Directive - Please write the listing below out again exactly, leaving every picture behind.

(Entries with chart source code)
Begin
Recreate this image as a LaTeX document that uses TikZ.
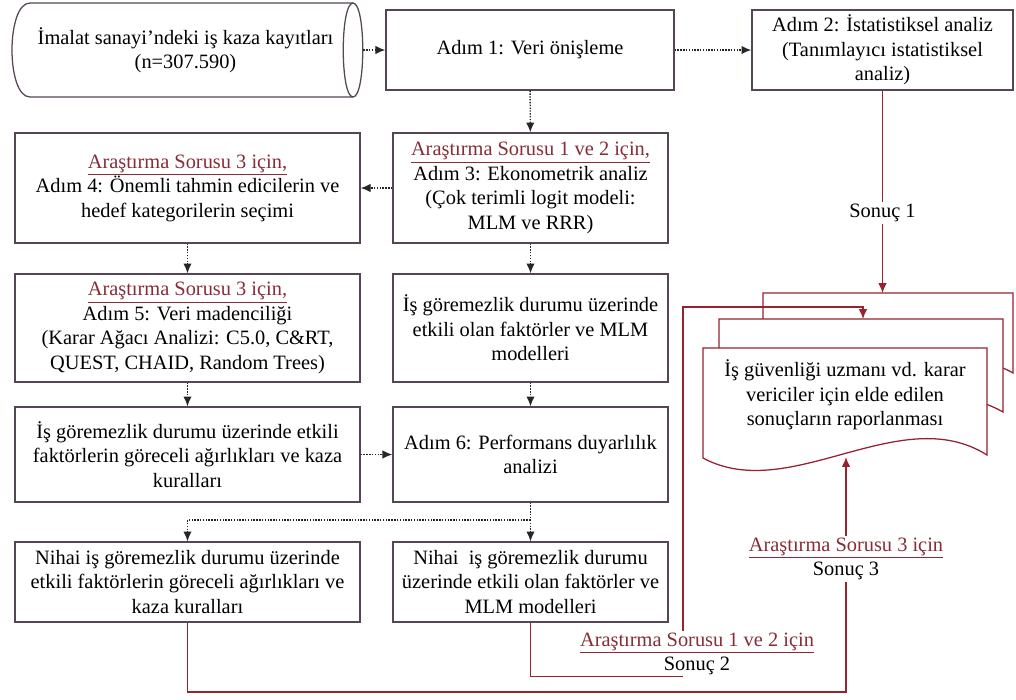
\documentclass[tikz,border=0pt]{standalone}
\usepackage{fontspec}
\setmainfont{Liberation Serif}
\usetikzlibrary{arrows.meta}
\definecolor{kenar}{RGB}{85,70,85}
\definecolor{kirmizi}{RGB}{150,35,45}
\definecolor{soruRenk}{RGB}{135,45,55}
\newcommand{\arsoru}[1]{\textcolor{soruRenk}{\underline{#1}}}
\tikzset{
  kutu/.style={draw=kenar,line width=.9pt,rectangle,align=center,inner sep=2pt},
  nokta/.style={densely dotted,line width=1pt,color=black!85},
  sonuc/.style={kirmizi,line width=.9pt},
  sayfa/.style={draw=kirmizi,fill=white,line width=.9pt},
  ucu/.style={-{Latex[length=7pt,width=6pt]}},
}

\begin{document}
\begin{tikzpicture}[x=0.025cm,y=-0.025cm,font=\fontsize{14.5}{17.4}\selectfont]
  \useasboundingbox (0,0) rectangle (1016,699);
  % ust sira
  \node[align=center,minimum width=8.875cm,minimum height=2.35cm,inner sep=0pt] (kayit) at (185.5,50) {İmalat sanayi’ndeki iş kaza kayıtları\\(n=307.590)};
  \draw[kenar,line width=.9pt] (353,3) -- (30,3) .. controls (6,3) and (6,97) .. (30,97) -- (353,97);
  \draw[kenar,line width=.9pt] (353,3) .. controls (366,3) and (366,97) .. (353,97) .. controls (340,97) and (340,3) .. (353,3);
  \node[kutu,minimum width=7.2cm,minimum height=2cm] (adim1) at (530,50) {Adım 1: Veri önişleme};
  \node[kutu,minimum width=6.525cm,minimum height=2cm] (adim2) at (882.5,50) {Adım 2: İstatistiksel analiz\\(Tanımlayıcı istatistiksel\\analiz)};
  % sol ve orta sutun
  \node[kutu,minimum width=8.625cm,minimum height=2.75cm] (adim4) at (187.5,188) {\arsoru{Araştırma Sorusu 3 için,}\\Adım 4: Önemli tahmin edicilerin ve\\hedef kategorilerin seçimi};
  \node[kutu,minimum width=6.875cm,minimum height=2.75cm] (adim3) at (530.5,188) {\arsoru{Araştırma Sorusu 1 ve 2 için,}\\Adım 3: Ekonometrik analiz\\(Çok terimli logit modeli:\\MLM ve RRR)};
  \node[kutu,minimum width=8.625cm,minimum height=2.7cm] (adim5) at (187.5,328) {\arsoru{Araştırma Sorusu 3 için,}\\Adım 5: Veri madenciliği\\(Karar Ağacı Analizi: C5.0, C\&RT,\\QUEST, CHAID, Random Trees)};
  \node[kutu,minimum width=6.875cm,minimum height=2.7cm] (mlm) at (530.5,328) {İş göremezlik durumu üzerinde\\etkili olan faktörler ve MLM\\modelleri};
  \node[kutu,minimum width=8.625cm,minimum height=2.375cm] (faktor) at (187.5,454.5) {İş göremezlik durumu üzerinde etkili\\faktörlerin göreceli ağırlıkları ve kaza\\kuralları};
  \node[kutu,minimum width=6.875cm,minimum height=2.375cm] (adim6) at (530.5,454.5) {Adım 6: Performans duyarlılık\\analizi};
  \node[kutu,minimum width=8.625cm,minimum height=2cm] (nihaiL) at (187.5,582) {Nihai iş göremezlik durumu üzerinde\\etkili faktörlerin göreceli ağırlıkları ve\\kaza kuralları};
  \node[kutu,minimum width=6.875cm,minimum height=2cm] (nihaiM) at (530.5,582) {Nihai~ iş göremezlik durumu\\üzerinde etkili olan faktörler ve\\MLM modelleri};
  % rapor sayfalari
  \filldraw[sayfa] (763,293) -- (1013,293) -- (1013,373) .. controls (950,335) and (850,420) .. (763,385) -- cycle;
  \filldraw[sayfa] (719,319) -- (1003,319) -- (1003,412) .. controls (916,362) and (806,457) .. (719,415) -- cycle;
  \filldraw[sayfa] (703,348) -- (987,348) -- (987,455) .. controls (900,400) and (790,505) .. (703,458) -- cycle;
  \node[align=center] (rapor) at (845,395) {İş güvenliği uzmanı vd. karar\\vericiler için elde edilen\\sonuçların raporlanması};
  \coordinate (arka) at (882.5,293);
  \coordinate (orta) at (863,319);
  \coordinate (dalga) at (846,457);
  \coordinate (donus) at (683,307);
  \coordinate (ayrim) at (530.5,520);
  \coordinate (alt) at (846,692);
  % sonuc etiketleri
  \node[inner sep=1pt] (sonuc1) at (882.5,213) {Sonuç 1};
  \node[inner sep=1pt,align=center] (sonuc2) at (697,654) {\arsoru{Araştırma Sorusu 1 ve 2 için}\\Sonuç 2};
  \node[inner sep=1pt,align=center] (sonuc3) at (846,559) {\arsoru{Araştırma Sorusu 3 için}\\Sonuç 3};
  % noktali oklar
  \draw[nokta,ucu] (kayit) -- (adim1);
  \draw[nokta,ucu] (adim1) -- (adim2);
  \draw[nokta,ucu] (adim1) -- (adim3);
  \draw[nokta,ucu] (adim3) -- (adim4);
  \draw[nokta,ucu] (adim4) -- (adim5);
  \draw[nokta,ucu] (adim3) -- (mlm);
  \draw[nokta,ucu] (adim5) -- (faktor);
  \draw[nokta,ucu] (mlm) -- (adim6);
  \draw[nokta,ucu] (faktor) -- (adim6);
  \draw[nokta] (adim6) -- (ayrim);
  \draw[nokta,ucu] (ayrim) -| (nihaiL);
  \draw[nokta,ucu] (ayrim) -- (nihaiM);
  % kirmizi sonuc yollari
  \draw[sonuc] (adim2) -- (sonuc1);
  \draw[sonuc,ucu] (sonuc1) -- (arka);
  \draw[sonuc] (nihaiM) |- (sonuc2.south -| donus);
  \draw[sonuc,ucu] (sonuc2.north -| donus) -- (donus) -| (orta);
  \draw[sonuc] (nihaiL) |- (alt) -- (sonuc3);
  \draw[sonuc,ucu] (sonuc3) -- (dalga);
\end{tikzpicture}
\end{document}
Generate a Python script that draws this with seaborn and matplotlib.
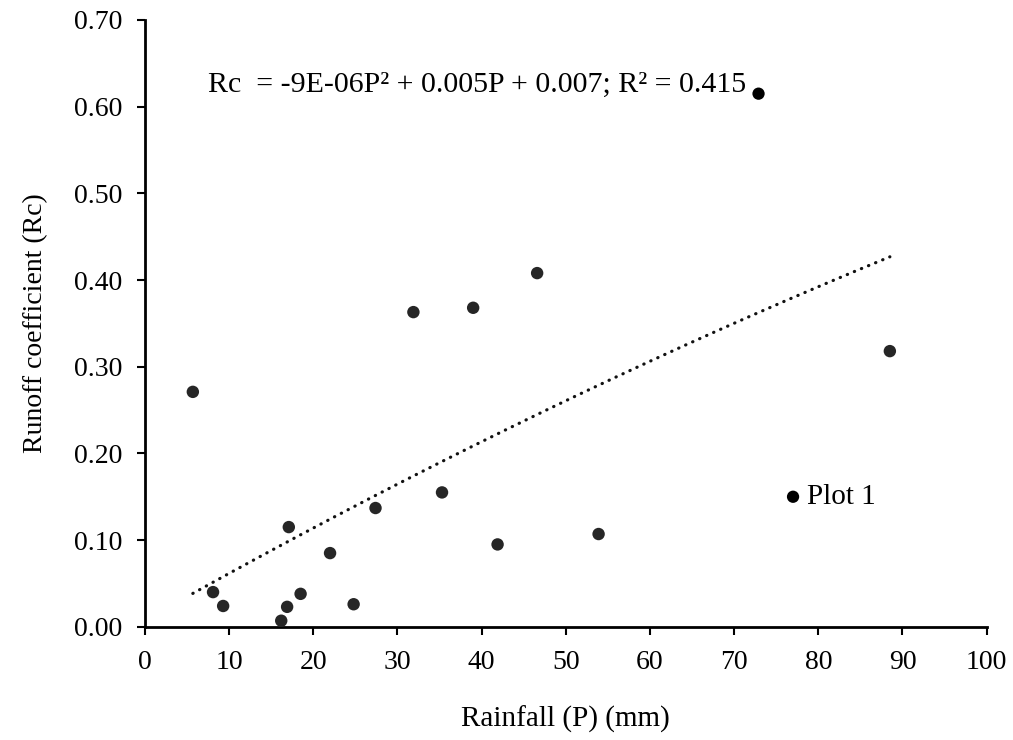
End
Written response -
Recreate this image as a LaTeX document that uses TikZ.
\documentclass[tikz,border=0pt]{standalone}
\usepackage{fontspec}
\setmainfont{Liberation Serif}
\usetikzlibrary{arrows.meta}
\definecolor{kenar}{RGB}{85,70,85}
\definecolor{kirmizi}{RGB}{150,35,45}
\definecolor{soruRenk}{RGB}{135,45,55}
\newcommand{\arsoru}[1]{\textcolor{soruRenk}{\underline{#1}}}
\tikzset{
  kutu/.style={draw=kenar,line width=.9pt,rectangle,align=center,inner sep=2pt},
  nokta/.style={densely dotted,line width=1pt,color=black!85},
  sonuc/.style={kirmizi,line width=.9pt},
  sayfa/.style={draw=kirmizi,fill=white,line width=.9pt},
  ucu/.style={-{Latex[length=7pt,width=6pt]}},
}

\begin{document}
\begin{tikzpicture}[x=0.025cm,y=-0.025cm,font=\fontsize{14.5}{17.4}\selectfont]
  \useasboundingbox (0,0) rectangle (1016,699);
  % ust sira
  \node[align=center,minimum width=8.875cm,minimum height=2.35cm,inner sep=0pt] (kayit) at (185.5,50) {İmalat sanayi’ndeki iş kaza kayıtları\\(n=307.590)};
  \draw[kenar,line width=.9pt] (353,3) -- (30,3) .. controls (6,3) and (6,97) .. (30,97) -- (353,97);
  \draw[kenar,line width=.9pt] (353,3) .. controls (366,3) and (366,97) .. (353,97) .. controls (340,97) and (340,3) .. (353,3);
  \node[kutu,minimum width=7.2cm,minimum height=2cm] (adim1) at (530,50) {Adım 1: Veri önişleme};
  \node[kutu,minimum width=6.525cm,minimum height=2cm] (adim2) at (882.5,50) {Adım 2: İstatistiksel analiz\\(Tanımlayıcı istatistiksel\\analiz)};
  % sol ve orta sutun
  \node[kutu,minimum width=8.625cm,minimum height=2.75cm] (adim4) at (187.5,188) {\arsoru{Araştırma Sorusu 3 için,}\\Adım 4: Önemli tahmin edicilerin ve\\hedef kategorilerin seçimi};
  \node[kutu,minimum width=6.875cm,minimum height=2.75cm] (adim3) at (530.5,188) {\arsoru{Araştırma Sorusu 1 ve 2 için,}\\Adım 3: Ekonometrik analiz\\(Çok terimli logit modeli:\\MLM ve RRR)};
  \node[kutu,minimum width=8.625cm,minimum height=2.7cm] (adim5) at (187.5,328) {\arsoru{Araştırma Sorusu 3 için,}\\Adım 5: Veri madenciliği\\(Karar Ağacı Analizi: C5.0, C\&RT,\\QUEST, CHAID, Random Trees)};
  \node[kutu,minimum width=6.875cm,minimum height=2.7cm] (mlm) at (530.5,328) {İş göremezlik durumu üzerinde\\etkili olan faktörler ve MLM\\modelleri};
  \node[kutu,minimum width=8.625cm,minimum height=2.375cm] (faktor) at (187.5,454.5) {İş göremezlik durumu üzerinde etkili\\faktörlerin göreceli ağırlıkları ve kaza\\kuralları};
  \node[kutu,minimum width=6.875cm,minimum height=2.375cm] (adim6) at (530.5,454.5) {Adım 6: Performans duyarlılık\\analizi};
  \node[kutu,minimum width=8.625cm,minimum height=2cm] (nihaiL) at (187.5,582) {Nihai iş göremezlik durumu üzerinde\\etkili faktörlerin göreceli ağırlıkları ve\\kaza kuralları};
  \node[kutu,minimum width=6.875cm,minimum height=2cm] (nihaiM) at (530.5,582) {Nihai~ iş göremezlik durumu\\üzerinde etkili olan faktörler ve\\MLM modelleri};
  % rapor sayfalari
  \filldraw[sayfa] (763,293) -- (1013,293) -- (1013,373) .. controls (950,335) and (850,420) .. (763,385) -- cycle;
  \filldraw[sayfa] (719,319) -- (1003,319) -- (1003,412) .. controls (916,362) and (806,457) .. (719,415) -- cycle;
  \filldraw[sayfa] (703,348) -- (987,348) -- (987,455) .. controls (900,400) and (790,505) .. (703,458) -- cycle;
  \node[align=center] (rapor) at (845,395) {İş güvenliği uzmanı vd. karar\\vericiler için elde edilen\\sonuçların raporlanması};
  \coordinate (arka) at (882.5,293);
  \coordinate (orta) at (863,319);
  \coordinate (dalga) at (846,457);
  \coordinate (donus) at (683,307);
  \coordinate (ayrim) at (530.5,520);
  \coordinate (alt) at (846,692);
  % sonuc etiketleri
  \node[inner sep=1pt] (sonuc1) at (882.5,213) {Sonuç 1};
  \node[inner sep=1pt,align=center] (sonuc2) at (697,654) {\arsoru{Araştırma Sorusu 1 ve 2 için}\\Sonuç 2};
  \node[inner sep=1pt,align=center] (sonuc3) at (846,559) {\arsoru{Araştırma Sorusu 3 için}\\Sonuç 3};
  % noktali oklar
  \draw[nokta,ucu] (kayit) -- (adim1);
  \draw[nokta,ucu] (adim1) -- (adim2);
  \draw[nokta,ucu] (adim1) -- (adim3);
  \draw[nokta,ucu] (adim3) -- (adim4);
  \draw[nokta,ucu] (adim4) -- (adim5);
  \draw[nokta,ucu] (adim3) -- (mlm);
  \draw[nokta,ucu] (adim5) -- (faktor);
  \draw[nokta,ucu] (mlm) -- (adim6);
  \draw[nokta,ucu] (faktor) -- (adim6);
  \draw[nokta] (adim6) -- (ayrim);
  \draw[nokta,ucu] (ayrim) -| (nihaiL);
  \draw[nokta,ucu] (ayrim) -- (nihaiM);
  % kirmizi sonuc yollari
  \draw[sonuc] (adim2) -- (sonuc1);
  \draw[sonuc,ucu] (sonuc1) -- (arka);
  \draw[sonuc] (nihaiM) |- (sonuc2.south -| donus);
  \draw[sonuc,ucu] (sonuc2.north -| donus) -- (donus) -| (orta);
  \draw[sonuc] (nihaiL) |- (alt) -- (sonuc3);
  \draw[sonuc,ucu] (sonuc3) -- (dalga);
\end{tikzpicture}
\end{document}
Generate a Python script that draws this with seaborn and matplotlib.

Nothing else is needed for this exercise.